Exist a homeomorphic copy of $\mathcal{C}$ contained in $f(X)$. Where $\mathcal{C}=2^\mathbb{N}$.

Question

If $X$ be a nonempty perfect Polish space, $Y$ a second countable space, and $f \colon X\to Y$ be injective and Baire measurable.

Question: Exist a homeomorphic copy of $\mathcal{C}$ contained in $f(X)$. Where $\mathcal{C}=2^\mathbb{N}$.

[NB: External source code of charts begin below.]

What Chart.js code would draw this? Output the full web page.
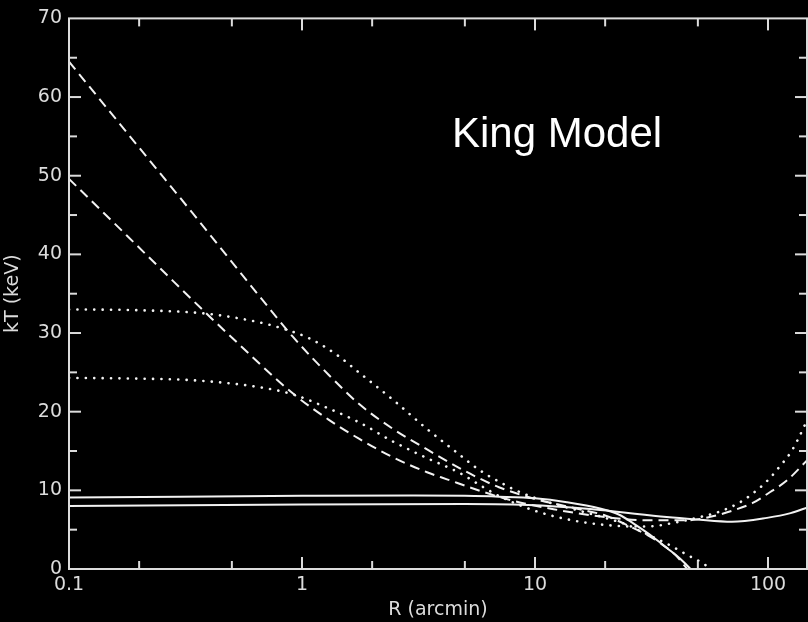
<!DOCTYPE html>
<html>
<head>
<meta charset="utf-8">
<script src="https://cdn.jsdelivr.net/npm/chart.js@4.4.1/dist/chart.umd.min.js"></script>
<style>
  html, body { margin: 0; padding: 0; background: #000; }
  #wrap { width: 808px; height: 622px; }
</style>
</head>
<body>
<div id="wrap"><canvas id="c" width="808" height="622"></canvas></div>
<script>
// Tick values (x is log R in arcmin, y is kT in keV)
const xTickLabels = [0.1, 1, 10, 100];
const xMinorTicks = [0.2, 0.5, 2, 5, 20, 50];
const yMajorTicks = [10, 20, 30, 40, 50, 60];
const yMinorTicks = [5, 15, 25, 35, 45, 55, 65];

// Solid pair
const solidHighR = [0.1, 0.3, 1, 3, 5, 7, 10, 13.7, 19, 23, 26.4, 32, 36.7, 42, 46.5];
const solidHighT = [9.1, 9.2, 9.3, 9.35, 9.3, 9.2, 9.0, 8.5, 7.7, 6.9, 5.8, 4.1, 2.7, 1.3, 0];
const solidLowR = [0.1, 1, 5, 10, 19, 36.7, 49, 70, 99, 125, 147];
const solidLowT = [8.0, 8.2, 8.25, 8.1, 7.5, 6.6, 6.3, 6.0, 6.5, 7.1, 7.8];

// Dashed pair
const dashHighR = [0.1, 0.177, 0.34, 0.66, 0.915, 1.3, 1.77, 2.46, 3.44, 4.76, 5.7, 7, 10, 15, 20, 25.6, 30, 34.4, 40, 45];
const dashHighT = [64.5, 55.5, 45.2, 34.6, 29.5, 24.7, 20.9, 17.8, 15.2, 12.8, 11.6, 10.4, 8.9, 7.7, 6.8, 5.4, 4.4, 3.3, 1.8, 0];
const dashLowR = [0.1, 0.177, 0.28, 0.376, 0.505, 0.915, 1.3, 1.77, 2.46, 3.44, 4.19, 6, 8, 12, 20, 30, 45, 56, 70, 86, 100, 121, 147];
const dashLowT = [49.6, 42.4, 36.6, 32.9, 29.3, 22.3, 19.0, 16.5, 14.2, 12.3, 11.4, 9.8, 8.7, 7.6, 6.6, 6.2, 6.2, 6.6, 7.4, 8.4, 9.6, 11.3, 13.8];

// Dotted pair
const dotHighR = [0.1, 0.2, 0.376, 0.6, 0.8, 1.08, 1.4, 1.77, 2.46, 3.44, 4.76, 5.7, 7.1, 8.9, 12, 16, 20, 25, 28, 33, 38, 45, 52, 57];
const dotHighT = [33, 32.9, 32.5, 31.6, 30.7, 29.3, 27.3, 24.9, 21.5, 17.8, 14.5, 12.7, 11.0, 9.6, 8.3, 7.3, 6.5, 5.6, 4.9, 3.9, 3.0, 1.8, 0.8, 0];
const dotLowR = [0.1, 0.2, 0.34, 0.66, 0.915, 1.28, 1.77, 2.46, 3.44, 4.76, 6, 7.1, 10, 15, 22, 30, 41.5, 51, 62, 75, 86, 100, 112, 125, 134, 147];
const dotLowT = [24.3, 24.2, 24.0, 23.1, 22.2, 20.5, 18.6, 16.2, 14.1, 12.2, 10.4, 9.2, 7.4, 6.1, 5.5, 5.4, 6.0, 6.6, 7.3, 8.4, 9.6, 11.3, 13.0, 14.8, 16.4, 18.9];

const LINE = '#f2f2f2';
const AXIS = '#dcdcdc';
const FONT = 'DejaVu Sans';

function pts(rs, ts) { return rs.map((r, i) => ({ x: r, y: ts[i] })); }

function series(rs, ts, style) {
  const ds = {
    data: pts(rs, ts),
    showLine: true,
    borderColor: LINE,
    borderWidth: 2,
    pointRadius: 0,
    cubicInterpolationMode: 'monotone',
    fill: false,
  };
  if (style === 'dash') { ds.borderDash = [10, 6]; }
  if (style === 'dot') { ds.borderDash = [0.1, 8.3]; ds.borderCapStyle = 'round'; ds.borderWidth = 2.6; }
  return ds;
}

// frame with inward ticks on all four sides
const frameTicks = {
  id: 'frameTicks',
  afterDatasetsDraw(chart) {
    const { ctx, chartArea: a, scales: { x, y } } = chart;
    ctx.save();
    ctx.strokeStyle = AXIS;
    ctx.lineWidth = 2;
    ctx.strokeRect(a.left, a.top, a.right - a.left, a.bottom - a.top);
    const seg = (x1, y1, x2, y2) => { ctx.beginPath(); ctx.moveTo(x1, y1); ctx.lineTo(x2, y2); ctx.stroke(); };
    const xt = (v, len) => { const p = x.getPixelForValue(v); seg(p, a.bottom, p, a.bottom - len); seg(p, a.top, p, a.top + len); };
    const yt = (v, len) => { const p = y.getPixelForValue(v); seg(a.left, p, a.left + len, p); seg(a.right, p, a.right - len, p); };
    xTickLabels.slice(1).forEach(v => xt(v, 12));
    xMinorTicks.forEach(v => xt(v, 8));
    yMajorTicks.forEach(v => yt(v, 12));
    yMinorTicks.forEach(v => yt(v, 8));
    ctx.fillStyle = '#ffffff';
    ctx.font = '42px "Liberation Sans", Arial, sans-serif';
    ctx.textBaseline = 'alphabetic';
    ctx.fillText('King Model', 452, 147);
    ctx.restore();
  }
};

new Chart(document.getElementById('c'), {
  type: 'scatter',
  data: {
    datasets: [
      series(solidHighR, solidHighT, 'solid'),
      series(solidLowR, solidLowT, 'solid'),
      series(dashHighR, dashHighT, 'dash'),
      series(dashLowR, dashLowT, 'dash'),
      series(dotHighR, dotHighT, 'dot'),
      series(dotLowR, dotLowT, 'dot'),
    ]
  },
  options: {
    responsive: false,
    animation: false,
    layout: { padding: { top: 17, right: 1, left: 0, bottom: 0 } },
    plugins: { legend: { display: false }, tooltip: { enabled: false } },
    scales: {
      x: {
        type: 'logarithmic',
        min: 0.1,
        max: 147,
        afterBuildTicks: s => { s.ticks = xTickLabels.map(v => ({ value: v })); },
        afterFit: s => { s.height = 53; },
        grid: { display: false, drawTicks: false },
        border: { display: false },
        ticks: {
          color: AXIS, padding: 5, maxRotation: 0, autoSkip: false,
          font: { family: FONT, size: 19 },
          callback: v => String(v),
        },
        title: {
          display: true, text: 'R (arcmin)', color: AXIS,
          font: { family: FONT, size: 19 }, padding: { top: 0, bottom: 1 },
        },
      },
      y: {
        min: 0,
        max: 70,
        afterBuildTicks: s => { s.ticks = [0, 10, 20, 30, 40, 50, 60, 70].map(v => ({ value: v })); },
        afterFit: s => { s.width = 69; },
        grid: { display: false, drawTicks: false },
        border: { display: false },
        ticks: {
          color: AXIS, padding: 7,
          font: { family: FONT, size: 19 },
        },
        title: {
          display: true, text: 'kT (keV)', color: AXIS,
          font: { family: FONT, size: 19 }, padding: { top: 2, bottom: 0 },
        },
      },
    },
  },
  plugins: [frameTicks],
});
</script>
</body>
</html>
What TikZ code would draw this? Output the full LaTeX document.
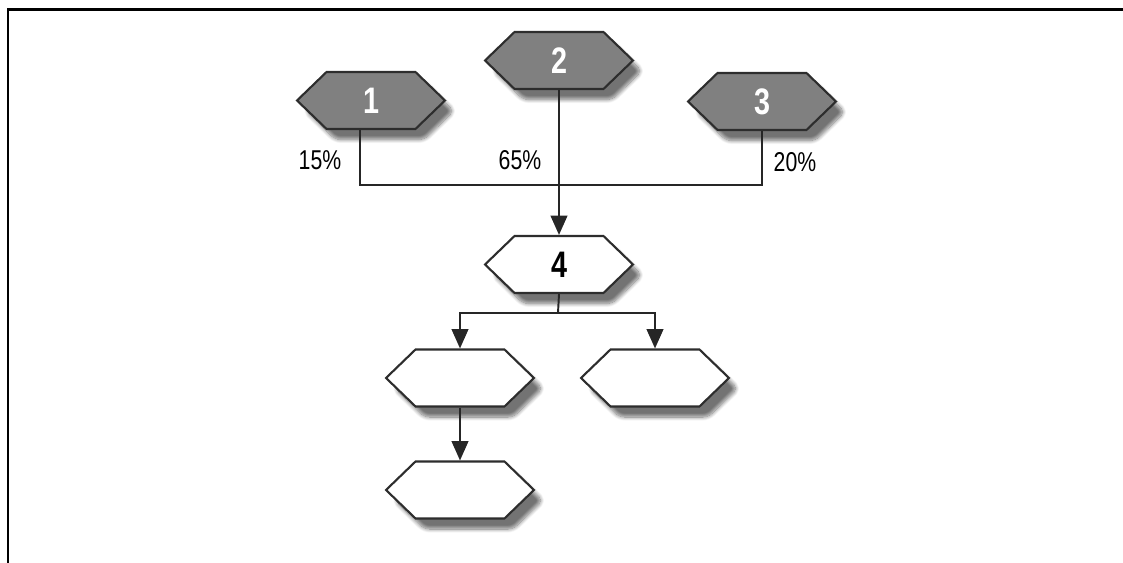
\documentclass[tikz,border=0pt]{standalone}
\usepackage{fontspec}
\setmainfont{Liberation Sans}
\newfontfamily\narrowfont{Liberation Sans}[FakeStretch=0.78]
\usepackage{xcolor}
\usepackage{tikz}
\usetikzlibrary{shapes.symbols, arrows.meta, shadows.blur}

\definecolor{hexgray}{RGB}{128,128,128}
\definecolor{hexline}{RGB}{45,45,45}

\begin{document}
\begin{tikzpicture}[x=0.02cm, y=-0.02cm,
    hexnode/.style={signal, signal to=east and west, signal pointer angle=88,
      draw=hexline, line width=1.2pt, fill=white, minimum width=2.96cm, minimum height=1.14cm,
      inner sep=0pt, font=\narrowfont\fontsize{21}{21}\selectfont\bfseries,
      blur shadow={shadow xshift=5pt, shadow yshift=-6pt, shadow blur steps=10, shadow blur extra rounding=3pt, shadow opacity=55}},
    hexdark/.style={hexnode, fill=hexgray, text=white},
    pct/.style={font=\narrowfont\fontsize{15.5}{15.5}\selectfont},
    link/.style={line width=1.1pt, draw=black!85},
    flow/.style={link, -{Triangle[length=11pt, width=9.5pt]}}]
      \useasboundingbox (0,0) rectangle (1123,563);

      % Frame
      \draw[line width=1.7pt] (8,563) -- (8,9.5) -- (1123,9.5);

      % Sources
      \node[hexdark] (h1) at (371,100.5) {1};
      \node[hexdark] (h2) at (559,60.5) {2};
      \node[hexdark] (h3) at (762,101.5) {3};
      \node[pct] (p1) at (320,160) {15\%};
      \node[pct] (p2) at (520,160) {65\%};
      \node[pct] (p3) at (795,162) {20\%};

      % Merge
      \coordinate (bus) at (558,185);
      \draw[link] ([xshift=-0.22cm]h1.south) |- (bus) -| (h3.south);
      \node[hexnode] (h4) at (559,264.5) {4};
      \draw[flow] (h2.south) -- (h4.north);

      % Branches
      \node[hexnode] (h5) at (460,378) {};
      \node[hexnode] (h6) at (655,378) {};
      \node[hexnode] (h7) at (460,490) {};
      \coordinate (fork) at (558,313);
      \draw[link] (h4.south) -- (fork);
      \draw[flow] (fork) -| (h5.north);
      \draw[flow] (fork) -| (h6.north);
      \draw[flow] (h5.south) -- (h7.north);
\end{tikzpicture}
\end{document}
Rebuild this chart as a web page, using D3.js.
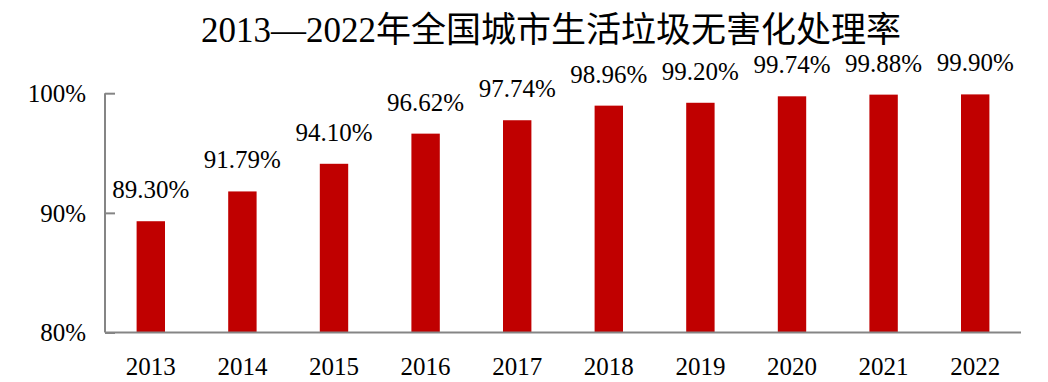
<!DOCTYPE html>
<html><head><meta charset="utf-8">
<script src="https://cdn.jsdelivr.net/npm/d3@7"></script>
<style>
body{margin:0;background:#fff;}
text{font-family:"Liberation Serif","Times New Roman","Noto Sans CJK SC",serif;fill:#000;}
</style></head>
<body>
<svg id="c" width="1048" height="382"></svg>
<script>
const title = "2013—2022年全国城市生活垃圾无害化处理率";
const years = ["2013","2014","2015","2016","2017","2018","2019","2020","2021","2022"];
const rates = [89.30,91.79,94.10,96.62,97.74,98.96,99.20,99.74,99.88,99.90];
const yTicks = [80,90,100];

const svg = d3.select("#c");
const mLeft = 105, mRight = 1021, mTop = 93.2, mBottom = 332.5;
const x = d3.scaleBand().domain(years).range([mLeft,mRight]).paddingInner(0.69).paddingOuter(0.345);
const y = d3.scaleLinear().domain([80,100]).range([mBottom,mTop]);

svg.append("text").attr("x",551).attr("y",42).attr("text-anchor","middle")
  .style("font-size","35px").text(title);

svg.selectAll("rect.bar").data(years).join("rect").attr("class","bar")
  .attr("x",d=>x(d)).attr("width",x.bandwidth())
  .attr("y",(d,i)=>y(rates[i])).attr("height",(d,i)=>mBottom-y(rates[i]))
  .attr("fill","#C00000");

svg.selectAll("text.val").data(years).join("text").attr("class","val")
  .attr("x",d=>x(d)+x.bandwidth()/2).attr("y",(d,i)=>y(rates[i])-23)
  .attr("text-anchor","middle").style("font-size","25px")
  .text((d,i)=>rates[i].toFixed(2)+"%");

// y axis
const yAxis = svg.append("g").attr("transform",`translate(${mLeft},0)`)
  .call(d3.axisRight(y).tickValues(yTicks).tickSize(10).tickFormat(""));
yAxis.selectAll("path,line").attr("stroke","#858585").attr("stroke-width",2);
yAxis.select("path").attr("d",`M0,${mTop}V${mBottom}`);
svg.selectAll("text.yl").data(yTicks).join("text").attr("class","yl")
  .attr("x",86).attr("y",d=>y(d)).attr("dy","0.35em").attr("text-anchor","end")
  .style("font-size","25px").text(d=>d+"%");

// x axis
const xAxis = svg.append("g").attr("transform",`translate(0,${mBottom})`)
  .call(d3.axisBottom(x).tickSize(0).tickPadding(0));
xAxis.select("path").attr("stroke","#858585").attr("stroke-width",2).attr("d",`M${mLeft},0H${mRight}`);
xAxis.selectAll("text").attr("y",42).attr("dy",null).style("font-size","25px")
  .style("font-family","'Liberation Serif','Times New Roman',serif").attr("fill","#000");
</script>
</body></html>
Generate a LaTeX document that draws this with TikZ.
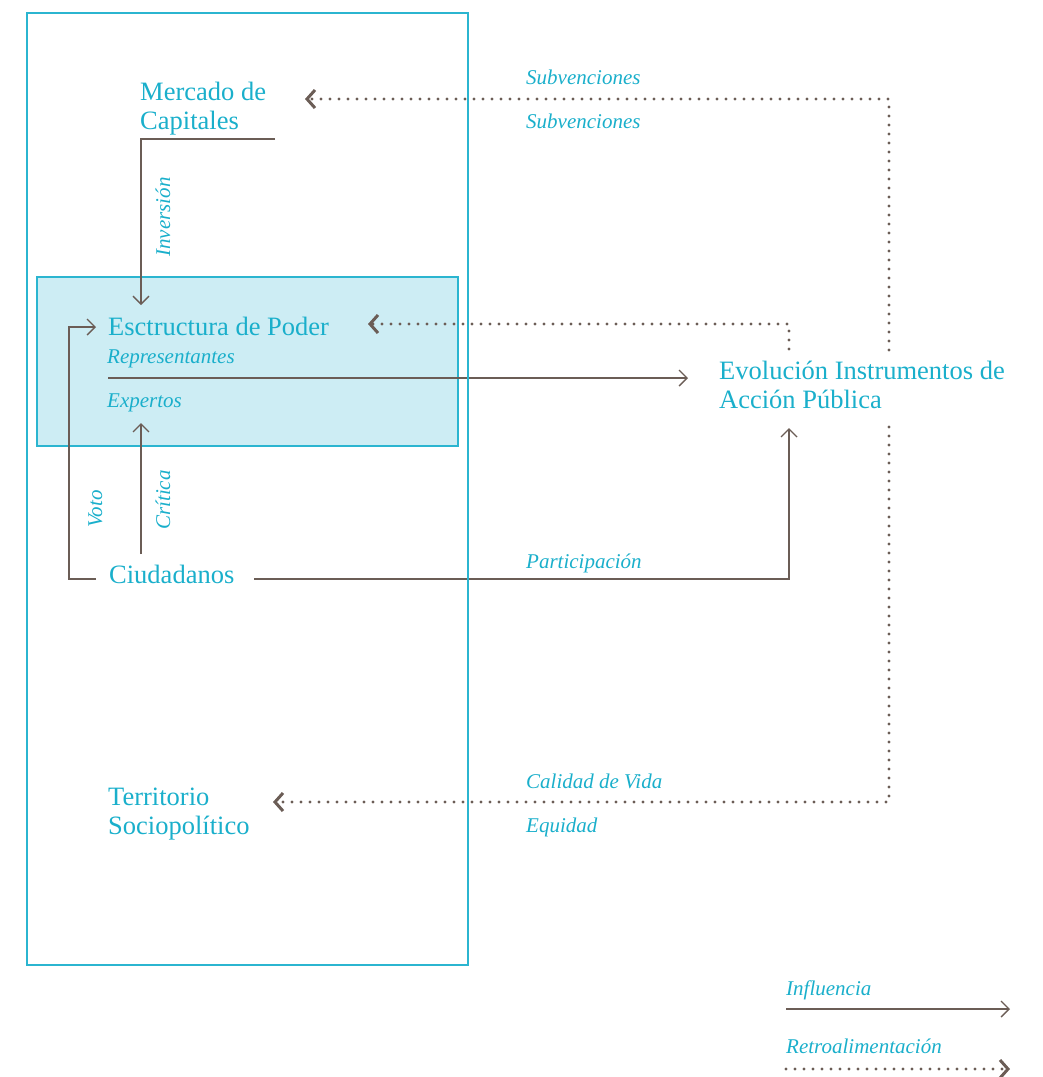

Any help I do not want to answer this question

Thanks.

Answer 1

Alexander S. Kechris. Classical Descriptive Set Theory, – Springer, 1995, page 52:

(8.38) Theorem. Let $X$, $Y$ be topological spaces and $f\colon X\to Y$ be Baire measurable. If $Y$ is second countable, there is a set $G\subseteq X$ that is a countable intersection of dense open sets such that $f|G$ is continuous. In particular, if $X$ is Baire, $f$ is continuous on a dense $G_\delta$-set.

Proof. Let $\{U_n\}$ be a basis for $Y$. Then $f^{-1}(U_n)$ has the BP in $X$, so let $V_n$ be open in $X$ and let $F_n$ be a countable union of closed nowhere dense sets with $f^{-1}(U_n)\triangle V_n\subseteq F_n$. Then $G_n=X\setminus F_n$ is a countable intersection of dense open sets and so is $G=\bigcap_n G_n$.
Since $f^{-1}(U_n)\cap G=V_n \cap G$, $f|G$ is continuous. $\square$

(8.39) Exercise. Let $X$ be a nonempty perfect Polish space, $Y$ a second countable space, and $f\colon X\to Y$ be injective and Baire measurable. Then there is a homeomorphic copy of $\mathcal C$ contained in $f(X)$.